_STATED PROBLEM_
Count each line below that has "matplotlib" anywhere in it. Answer with the total alone.

_DATA PROVIDED_
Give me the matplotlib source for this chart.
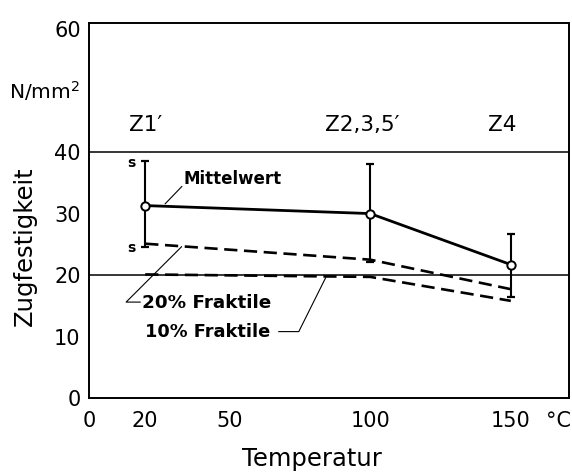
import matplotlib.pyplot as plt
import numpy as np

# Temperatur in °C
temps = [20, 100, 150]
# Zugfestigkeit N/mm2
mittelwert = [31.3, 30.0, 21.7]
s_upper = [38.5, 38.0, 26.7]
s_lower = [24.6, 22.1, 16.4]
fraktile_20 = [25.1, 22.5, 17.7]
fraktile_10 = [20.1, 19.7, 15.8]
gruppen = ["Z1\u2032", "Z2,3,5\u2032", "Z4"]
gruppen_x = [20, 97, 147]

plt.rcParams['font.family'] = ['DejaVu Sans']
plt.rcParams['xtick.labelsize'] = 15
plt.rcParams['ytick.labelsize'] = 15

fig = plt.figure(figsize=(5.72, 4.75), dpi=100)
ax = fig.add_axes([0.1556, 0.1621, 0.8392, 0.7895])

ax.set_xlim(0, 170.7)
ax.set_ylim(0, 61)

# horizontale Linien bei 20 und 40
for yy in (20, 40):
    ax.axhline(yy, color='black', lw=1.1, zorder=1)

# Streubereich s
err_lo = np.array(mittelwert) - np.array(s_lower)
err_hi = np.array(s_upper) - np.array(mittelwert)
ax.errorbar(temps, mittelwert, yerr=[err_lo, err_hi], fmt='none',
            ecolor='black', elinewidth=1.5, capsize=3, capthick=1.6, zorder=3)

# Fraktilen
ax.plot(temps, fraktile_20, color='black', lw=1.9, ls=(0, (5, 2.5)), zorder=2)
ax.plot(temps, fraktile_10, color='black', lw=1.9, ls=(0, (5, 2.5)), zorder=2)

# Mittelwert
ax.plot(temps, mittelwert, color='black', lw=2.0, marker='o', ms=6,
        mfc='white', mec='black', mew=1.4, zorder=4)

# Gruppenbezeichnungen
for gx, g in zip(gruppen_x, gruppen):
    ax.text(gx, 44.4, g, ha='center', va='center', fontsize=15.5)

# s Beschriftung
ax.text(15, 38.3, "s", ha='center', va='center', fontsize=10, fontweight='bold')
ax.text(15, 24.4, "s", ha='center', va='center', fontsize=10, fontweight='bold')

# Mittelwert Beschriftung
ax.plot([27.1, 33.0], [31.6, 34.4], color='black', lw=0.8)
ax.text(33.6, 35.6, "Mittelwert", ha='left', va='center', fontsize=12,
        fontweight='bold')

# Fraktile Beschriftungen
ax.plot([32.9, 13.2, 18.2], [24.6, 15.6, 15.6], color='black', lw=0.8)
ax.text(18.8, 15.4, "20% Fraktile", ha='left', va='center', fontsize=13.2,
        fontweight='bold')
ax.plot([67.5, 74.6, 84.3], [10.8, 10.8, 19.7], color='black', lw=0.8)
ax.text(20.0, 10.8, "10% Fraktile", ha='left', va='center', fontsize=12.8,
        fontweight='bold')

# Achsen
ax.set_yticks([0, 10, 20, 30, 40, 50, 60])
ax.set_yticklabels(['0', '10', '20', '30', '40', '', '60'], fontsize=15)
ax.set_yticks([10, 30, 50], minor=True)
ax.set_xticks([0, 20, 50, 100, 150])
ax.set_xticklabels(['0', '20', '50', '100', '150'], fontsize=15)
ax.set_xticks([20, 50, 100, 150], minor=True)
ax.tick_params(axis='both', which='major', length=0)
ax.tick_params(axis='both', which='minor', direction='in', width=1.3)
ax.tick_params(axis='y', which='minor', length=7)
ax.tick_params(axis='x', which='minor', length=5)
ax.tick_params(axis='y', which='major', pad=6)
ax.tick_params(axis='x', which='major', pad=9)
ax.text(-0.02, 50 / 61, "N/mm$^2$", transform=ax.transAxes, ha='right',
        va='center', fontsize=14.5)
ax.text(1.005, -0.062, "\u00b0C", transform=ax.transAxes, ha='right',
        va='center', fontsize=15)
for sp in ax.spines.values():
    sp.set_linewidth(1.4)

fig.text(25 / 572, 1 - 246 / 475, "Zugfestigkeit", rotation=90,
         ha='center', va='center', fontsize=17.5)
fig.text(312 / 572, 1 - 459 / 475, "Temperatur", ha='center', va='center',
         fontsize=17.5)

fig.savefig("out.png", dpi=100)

_REPLY TO THE TASK_
2